Likewise, your association must abide by health and safety codes set forth by the local government (city or county) or state regulatory agency. Your association board serves as the primary point of contact for local agencies. Owners may not be made aware of problems and proposed solutions until after the board has made an agreement with the local government agency.

The bottom line is that members at large might not be included in the decision process for issues the board sees as ordinary business or emergency repairs. And, even if members are consulted, there might be no agreement on the best course of action to take, resulting in no action at all.

For all of these reasons, homeowners may face unwelcome changes to their communities.

Three examples are featured today.

Parents buy into community for its grassy play areas, HOA decides to do away with grass
Free images at Pixabay.com

Oasis Community Management recently decided to save money by replacing a grassy lawn area with crushed stones. Now children in the community have no green space for playing outdoors. The Fox News video below reveals a relatively new playground surrounded by a sea of rock. Parents complain that the rough surface is no longer safe for children, not at all what they expect for their assessment dollars.

 

Some residents in San Tan Valley neighborhood upset over grass replacement at local park

POSTED: MAY 25 2017 09:17PM MST
UPDATED: MAY 25 2017 09:17PM MST

Fox 10 Phoenix

Green grass being replaced with rocks: sounds like a small change, but it is a change at one neighborhood park in the Valley that has some people upset.

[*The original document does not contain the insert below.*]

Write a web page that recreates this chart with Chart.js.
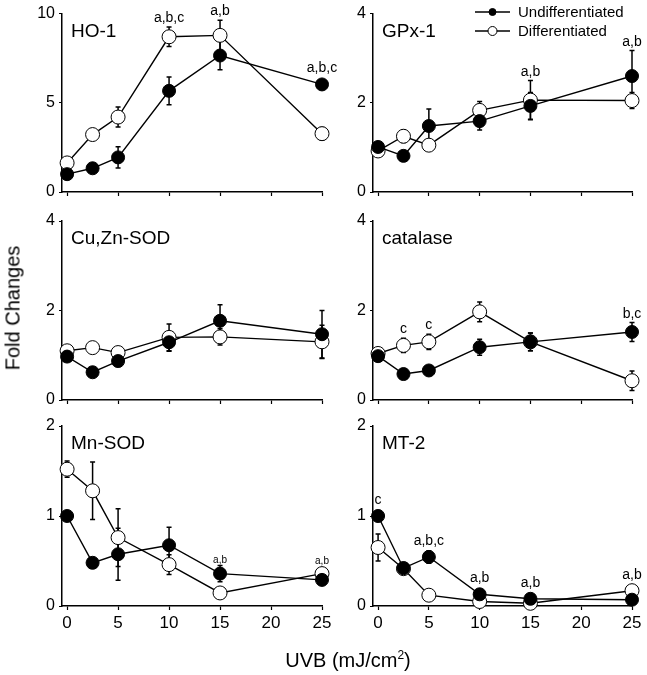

According to the Homeowners Association that manages Sandwich Park, the grass replacement was done, as a means to save money. The once grassy park, which is located in the Castlegate community in the San Tan Valley, is now covered by 500 tons of rock.

Read more (video):

http://www.fox10phoenix.com/news/arizona-news/257073389-story

 

Condo association cutting down most of the mature trees
Free images at Pixabay.com

In Charlemont Condominium Association, a controversy is brewing over the decision to remove most of the palm and pine trees in the community. The board says the tree roots threaten utility lines, and that they want to eliminate pine needle debris. Condo owners recognize some of the trees pose a problem, but see no reason to cut down every mature tree and replace them with smaller trees that will never provide shade.

 

Tree removal angers neighbors in Henderson community

Bryan Callahan
11:14 PM, May 25, 2017
4:42 PM, May 26, 2017

HENDERSON (KTNV) –

Neighbors in a Henderson community are fighting over trees, or a lack thereof.

Driving into the Charlemont Condo complex in Green Valley, you can clearly see changes are happening.

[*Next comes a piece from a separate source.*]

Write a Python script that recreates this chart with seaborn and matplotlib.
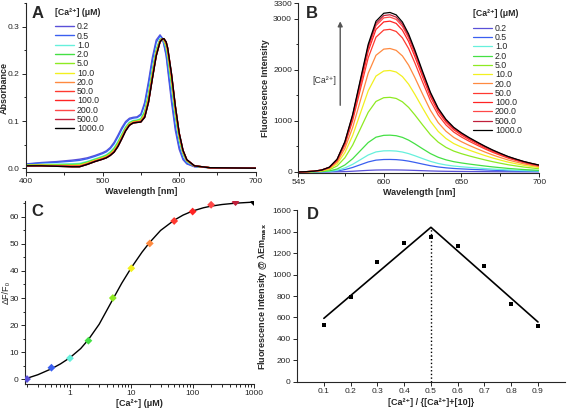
import numpy as np
import pandas as pd
import seaborn as sns
import matplotlib
matplotlib.use("Agg")
import matplotlib.pyplot as plt
from matplotlib.ticker import MultipleLocator, FormatStrFormatter, FixedLocator, NullFormatter, LogLocator

# concentrations of Ca2+ (uM) and their colours
conc_labels = ["0.2", "0.5", "1.0", "2.0", "5.0", "10.0", "20.0", "50.0", "100.0", "200.0", "500.0", "1000.0"]
conc = [0.2, 0.5, 1, 2, 5, 10, 20, 50, 100, 200, 500, 1000]
colors = ["#5a50d8", "#3a5ff0", "#66f0dc", "#44e044", "#8eea22", "#f2f020", "#ff8a40",
          "#ff3a30", "#ff2424", "#ff4848", "#c01f3a", "#000000"]

# panel A: absorbance of free and Ca-bound dye
abs_wl = [400, 420, 440, 460, 470, 480, 490, 500, 505, 510, 515, 520, 525, 530, 535, 540, 545,
          550, 555, 560, 565, 570, 575, 578, 580, 583, 585, 590, 595, 600, 605, 610, 620, 640, 700]
abs_free = [0.009, 0.012, 0.014, 0.017, 0.019, 0.022, 0.027, 0.033, 0.037, 0.044, 0.055, 0.070, 0.086,
            0.099, 0.106, 0.108, 0.109, 0.115, 0.140, 0.185, 0.235, 0.272, 0.283, 0.276, 0.262, 0.238,
            0.210, 0.140, 0.080, 0.040, 0.018, 0.009, 0.003, 0.001, 0.0]
abs_bound = [0.005, 0.005, 0.004, 0.003, 0.003, 0.008, 0.014, 0.019, 0.022, 0.027, 0.034, 0.046, 0.062,
             0.079, 0.091, 0.096, 0.097, 0.098, 0.108, 0.140, 0.190, 0.238, 0.268, 0.274, 0.275, 0.268,
             0.255, 0.200, 0.132, 0.075, 0.038, 0.018, 0.005, 0.001, 0.0]
abs_bound_frac = [0.0, 0.15, 0.55, 0.65, 0.75, 0.82, 0.88, 0.93, 0.96, 0.98, 1.0, 1.0]

# panel B: emission spectra (normalised shape and peak heights)
em_wl = [545, 550, 555, 560, 565, 570, 575, 580, 585, 590, 595, 600, 604, 608, 612, 616, 620, 625,
         630, 635, 640, 645, 650, 655, 660, 665, 670, 675, 680, 685, 690, 695, 700]
em_shape = [0.0, 0.002, 0.005, 0.012, 0.03, 0.08, 0.19, 0.36, 0.58, 0.80, 0.945, 0.995, 1.0, 0.985,
            0.94, 0.865, 0.765, 0.63, 0.50, 0.40, 0.33, 0.28, 0.245, 0.215, 0.188, 0.162, 0.138,
            0.117, 0.097, 0.081, 0.066, 0.054, 0.043]
em_peak = [40, 245, 415, 720, 1460, 1985, 2415, 2790, 2950, 3030, 3075, 3120]

# panel C: titration
dff0 = [0.0, 4.2, 7.7, 14.2, 30.0, 41.0, 50.2, 58.5, 62.0, 64.5, 65.5, 65.5]
fit_x = [0.2, 0.3, 0.5, 0.7, 1, 1.5, 2, 3, 5, 7, 10, 15, 20, 30, 50, 70, 100, 150, 200, 300, 500, 1000]
fit_y = [0.3, 1.6, 3.8, 5.6, 7.9, 11.3, 14.6, 20.3, 29.5, 35.5, 41.2, 47.0, 50.6, 55.0, 58.8, 60.7,
         62.2, 63.4, 64.0, 64.6, 65.1, 65.5]

# panel D: Job plot
job_x = [0.1, 0.2, 0.3, 0.4, 0.5, 0.6, 0.7, 0.8, 0.9]
job_y = [530, 790, 1115, 1292, 1352, 1265, 1078, 730, 518]
job_line_x = [0.1, 0.5, 0.9]
job_line_y = [592, 1440, 558]

sns.set_style("ticks")
plt.rcParams["font.family"] = ["Liberation Sans", "DejaVu Sans"]
plt.rcParams["xtick.labelsize"] = 6
plt.rcParams["ytick.labelsize"] = 6
plt.rcParams["xtick.major.size"] = 3
plt.rcParams["ytick.major.size"] = 3
plt.rcParams["xtick.minor.size"] = 1.8
plt.rcParams["ytick.minor.size"] = 1.8
plt.rcParams["axes.linewidth"] = 0.8
plt.rcParams["xtick.major.pad"] = 1.5
plt.rcParams["ytick.major.pad"] = 1.5

fig = plt.figure(figsize=(5.67, 4.08), dpi=100)
axA = fig.add_axes([0.046, 0.578, 0.405, 0.414])
axB = fig.add_axes([0.526, 0.576, 0.425, 0.416])
axC = fig.add_axes([0.044, 0.059, 0.404, 0.449])
axD = fig.add_axes([0.524, 0.064, 0.472, 0.421])

lab_font = dict(fontsize=6.5, fontweight="bold")
ca = "[Ca\u00b2\u207a]"
leg_kw = dict(frameon=False, fontsize=6.3, title_fontsize=6.3, labelspacing=0.03,
              handlelength=2.2, handletextpad=0.3, borderpad=0.2)

# ---- A
rows = []
for lab, f in zip(conc_labels, abs_bound_frac):
    for w, a0, a1 in zip(abs_wl, abs_free, abs_bound):
        rows.append((lab, w, (1 - f) * a0 + f * a1))
dfA = pd.DataFrame(rows, columns=["conc", "wl", "abs"])
sns.lineplot(data=dfA, x="wl", y="abs", hue="conc", hue_order=conc_labels, palette=colors,
             sort=False, estimator=None, linewidth=1.0, ax=axA)
axA.set_xlim(400, 700)
axA.set_ylim(-0.0085, 0.35)
axA.xaxis.set_major_locator(MultipleLocator(100))
axA.xaxis.set_minor_locator(MultipleLocator(50))
axA.yaxis.set_major_locator(MultipleLocator(0.1))
axA.yaxis.set_minor_locator(MultipleLocator(0.05))
axA.yaxis.set_major_formatter(FormatStrFormatter("%.1f"))
axA.set_xlabel("Wavelength [nm]", labelpad=1, **lab_font)
axA.set_ylabel("Absorbance", **lab_font)
axA.yaxis.set_label_coords(-0.074, 0.5)
h, l = axA.get_legend_handles_labels()
legA = axA.legend(h, l, title=ca + " (\u03bcM)", loc="upper left", bbox_to_anchor=(0.1, 1.01), **leg_kw)
legA.get_title().set_fontweight("bold")
legA._legend_box.align = "left"
legA._legend_box.sep = 4

# ---- B
rows = []
for lab, pk in zip(conc_labels, em_peak):
    for w, s in zip(em_wl, em_shape):
        rows.append((lab, w, pk * s))
dfB = pd.DataFrame(rows, columns=["conc", "wl", "fl"])
sns.lineplot(data=dfB, x="wl", y="fl", hue="conc", hue_order=conc_labels, palette=colors,
             sort=False, estimator=None, linewidth=0.9, ax=axB)
axB.set_xlim(545, 700)
axB.set_ylim(-20, 3300)
axB.xaxis.set_major_locator(FixedLocator([545, 600, 650, 700]))
axB.xaxis.set_minor_locator(FixedLocator([575, 625, 675]))
axB.yaxis.set_major_locator(FixedLocator([0, 1000, 2000, 3000, 3300]))
axB.yaxis.set_minor_locator(MultipleLocator(500))
axB.set_xlabel("Wavelength [nm]", labelpad=1, **lab_font)
axB.set_ylabel("Fluorescence Intensity", labelpad=2, **lab_font)
h, l = axB.get_legend_handles_labels()
legB = axB.legend(h, l, title=ca + " (\u03bcM)", loc="upper left", bbox_to_anchor=(0.70, 1.0), **leg_kw)
legB.get_title().set_fontweight("bold")
legB._legend_box.align = "left"
legB._legend_box.sep = 4
axB.annotate("", xy=(572, 3000), xytext=(572, 1250),
             arrowprops=dict(arrowstyle="-|>", color="#555555", lw=1.0, mutation_scale=7))
axB.text(562, 1790, ca, fontsize=6.3, color="#333333", ha="center", va="center")

# ---- C
dfC = pd.DataFrame({"conc": conc, "dff0": dff0, "lab": conc_labels})
sns.lineplot(x=fit_x, y=fit_y, color="black", linewidth=1.0, sort=False, estimator=None, ax=axC)
sns.scatterplot(data=dfC, x="conc", y="dff0", hue="lab", hue_order=conc_labels, palette=colors,
                marker="D", s=16, linewidth=0, legend=False, ax=axC, zorder=3)
axC.set_xscale("log")
axC.set_xlim(0.185, 1000)
axC.set_ylim(-1.8, 66)
axC.xaxis.set_major_locator(FixedLocator([1, 10, 100, 1000]))
axC.xaxis.set_major_formatter(FormatStrFormatter("%g"))
axC.xaxis.set_minor_locator(LogLocator(base=10, subs=np.arange(2, 10)))
axC.xaxis.set_minor_formatter(NullFormatter())
axC.yaxis.set_major_locator(MultipleLocator(10))
axC.yaxis.set_minor_locator(MultipleLocator(5))
axC.set_xlabel(ca + " (\u03bcM)", labelpad=1, **lab_font)
axC.set_ylabel("\u0394F/F\u2080", fontsize=6.5)
axC.yaxis.set_label_coords(-0.062, 0.5)

# ---- D
sns.lineplot(x=job_line_x, y=job_line_y, color="black", linewidth=1.2, sort=False,
             estimator=None, ax=axD)
axD.plot([0.5, 0.5], [0, job_line_y[1]], color="black", linestyle=":", linewidth=1.0)
sns.scatterplot(x=job_x, y=job_y, color="black", marker="s", s=5, linewidth=0, ax=axD, zorder=3)
axD.set_xlim(0.0, 1.0)
axD.set_ylim(0, 1600)
axD.xaxis.set_major_locator(FixedLocator(job_x))
axD.xaxis.set_major_formatter(FormatStrFormatter("%.1f"))
axD.yaxis.set_major_locator(MultipleLocator(200))
axD.set_xlabel(ca + " / {" + ca + "+[10]}", labelpad=2, **lab_font)
axD.set_ylabel("Fluorescence Intensity @ \u03bbEm$_{\\mathbf{max}}$", labelpad=2, **lab_font)

for ax in (axA, axB, axC, axD):
    sns.despine(ax=ax)
    ax.tick_params(which="both", direction="out", width=0.7)

fig.text(0.055, 0.985, "A", fontsize=12, fontweight="bold", va="top")
fig.text(0.540, 0.985, "B", fontsize=12, fontweight="bold", va="top")
fig.text(0.055, 0.500, "C", fontsize=12, fontweight="bold", va="top")
fig.text(0.541, 0.492, "D", fontsize=12, fontweight="bold", va="top")

fig.savefig("out.png", dpi=100)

There is a dumpster in the front parking lot full of yard waste and landscaping rock filling several parking spaces.

Not everyone is happy about the changes.

“I cried the whole time,” Teresa Prater said of watching two large trees outside her condo.

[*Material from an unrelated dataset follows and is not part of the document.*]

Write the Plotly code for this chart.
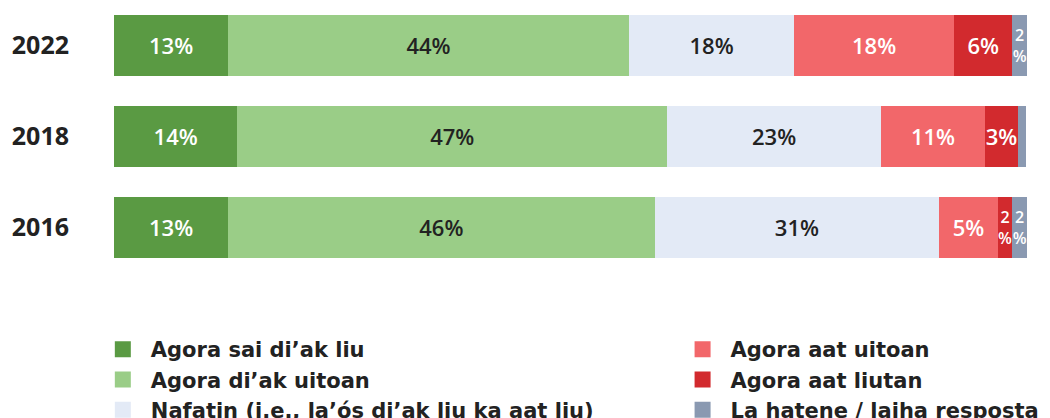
import plotly.graph_objects as go

years = ["2022", "2018", "2016"]
series_names = [
    "Agora sai di’ak liu",
    "Agora di’ak uitoan",
    "Nafatin (i.e., la’ós di’ak liu ka aat liu)",
    "Agora aat uitoan",
    "Agora aat liutan",
    "La hatene / laiha resposta",
]
colors = ["#5a9a43", "#9acd87", "#e3eaf6", "#f2676a", "#d22a2e", "#8a99b1"]
text_colors = ["white", "#222222", "#222222", "white", "white", "white"]

# values per series, order: 2022, 2018, 2016
v_sai_diak = [12.5, 13.5, 12.5]
v_diak = [43.9, 47.1, 46.7]
v_nafatin = [18.1, 23.4, 31.2]
v_aat = [17.5, 11.4, 6.4]
v_aat_liu = [6.4, 3.6, 1.6]
v_lahatene = [1.6, 0.9, 1.6]
values = [v_sai_diak, v_diak, v_nafatin, v_aat, v_aat_liu, v_lahatene]

# printed labels
l_sai_diak = ["13%", "14%", "13%"]
l_diak = ["44%", "47%", "46%"]
l_nafatin = ["18%", "23%", "31%"]
l_aat = ["18%", "11%", "5%"]
l_aat_liu = ["6%", "3%", "2<br>%"]
l_lahatene = ["2<br>%", "", "2<br>%"]
labels = [l_sai_diak, l_diak, l_nafatin, l_aat, l_aat_liu, l_lahatene]

FONT = "Open Sans"
LEGFONT = "DejaVu Sans"

fig = go.Figure()
for i, name in enumerate(series_names):
    sizes = [16 if "<br>" in t else 22 for t in labels[i]]
    fig.add_trace(go.Bar(
        y=years, x=values[i], orientation="h", name=name,
        marker=dict(color=colors[i], line=dict(width=0)),
        text=labels[i], textposition="inside", insidetextanchor="middle",
        constraintext="none", textangle=0, cliponaxis=False,
        textfont=dict(color=text_colors[i], size=sizes, family=FONT, weight=600),
        showlegend=False, hoverinfo="skip",
    ))

for i, name in enumerate(series_names):
    fig.add_trace(go.Scatter(
        x=[None], y=[None], mode="markers", name=name,
        marker=dict(symbol="square", size=19, color=colors[i]),
        legend="legend" if i < 3 else "legend2",
    ))

legfont = dict(size=21, family=LEGFONT, color="#222222", weight=700)
fig.update_layout(
    barmode="stack",
    bargap=0.33,
    width=1050, height=418,
    margin=dict(l=106, r=31, t=0, b=145, autoexpand=False),
    plot_bgcolor="white", paper_bgcolor="white",
    font=dict(family=FONT, color="#222222"),
    xaxis=dict(range=[0, 100], visible=False, fixedrange=True),
    yaxis=dict(categoryorder="array", categoryarray=years[::-1],
               range=[-0.588, 2.412],
               tickfont=dict(size=25, family=FONT, color="#222222", weight=700),
               ticks="", ticklabelstandoff=44, showgrid=False, zeroline=False,
               showline=False, automargin=False),
    legend=dict(x=-0.021, y=-0.176, xanchor="left", yanchor="top",
                orientation="v", bgcolor="rgba(0,0,0,0)", traceorder="normal",
                font=legfont, itemwidth=46,
                itemsizing="trace", tracegroupgap=0),
    legend2=dict(x=0.614, y=-0.176, xanchor="left", yanchor="top",
                 orientation="v", bgcolor="rgba(0,0,0,0)", traceorder="normal",
                 font=legfont, itemwidth=46,
                 itemsizing="trace", tracegroupgap=0),
)

fig.write_html("out.html")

This as she and other neighbors are working to stop the landscaping changes that led to more than a dozen trees being cut down.

“I understand there were a few that were dying, but they took out every single one,” Steve Whitaker said.

Read more (Video):

http://www.ktnv.com/news/tree-removal-angers-neighbors-in-henderson-community

 

Neighbors cannot agree on how to pay to rebuild dam, state will require the dam to be breached for safety reasons, eliminating the lake
Free images at Pixabay.com

This familiar story is playing out in small lakeside communities all over North and South Carolina. Many homeowners cannot afford to pay to rebuild dams that have been damaged or destroyed in recent rainy seasons and floods.

Even if they had the money, Country Club Hills owners cannot agree on how to divvy up the cost for building a new dam. Owners that do not live directly on the lake think they should not have to pay for the repair, or they believe lakefront homeowners should pay more. Lakefront homeowners think the cost should be equally shared.

But the state cannot wait for homeowners to take action, and N.C. Department of Environmental Quality is prepared to breach the dam and drain the lake in the near future, in order to prevent catastrophic downstream flooding.

State orders Fayetteville dam breached as neighbors spar

The homeowners have failed to agree on how to pay to repair their damaged earthen dam. Now the state has declared an emergency.

By Andrew Barksdale
Staff writer

State regulators plan to breach a Fayetteville neighborhood dam because the owners have failed to make repairs after several warnings.

On May 2, the N.C. Department of Environmental Quality declared an emergency that allows it to breach the 10-acre lake off Gables Drive in the Country Club Hills subdivision, which is off Country Club Drive near Ramsey Street.
The primary owner is the Country Club Hills Homeowners Association, a cash-strapped group that was unable to decide whether to repair the dam during a sometimes-contentious meeting. The group was planning to apply for a federal loan.

The homeowners’ plight is not uncommon in Fayetteville and around the state. Small, earthen dams built decades ago to promote residential developments can degrade over time — and some are irreparably damaged by a big storm.

In many cases, the homeowner groups that own the dams are loosely knit and ill-equipped to pay what can cost several hundred thousand dollars to bring an ailing dam up to modern codes.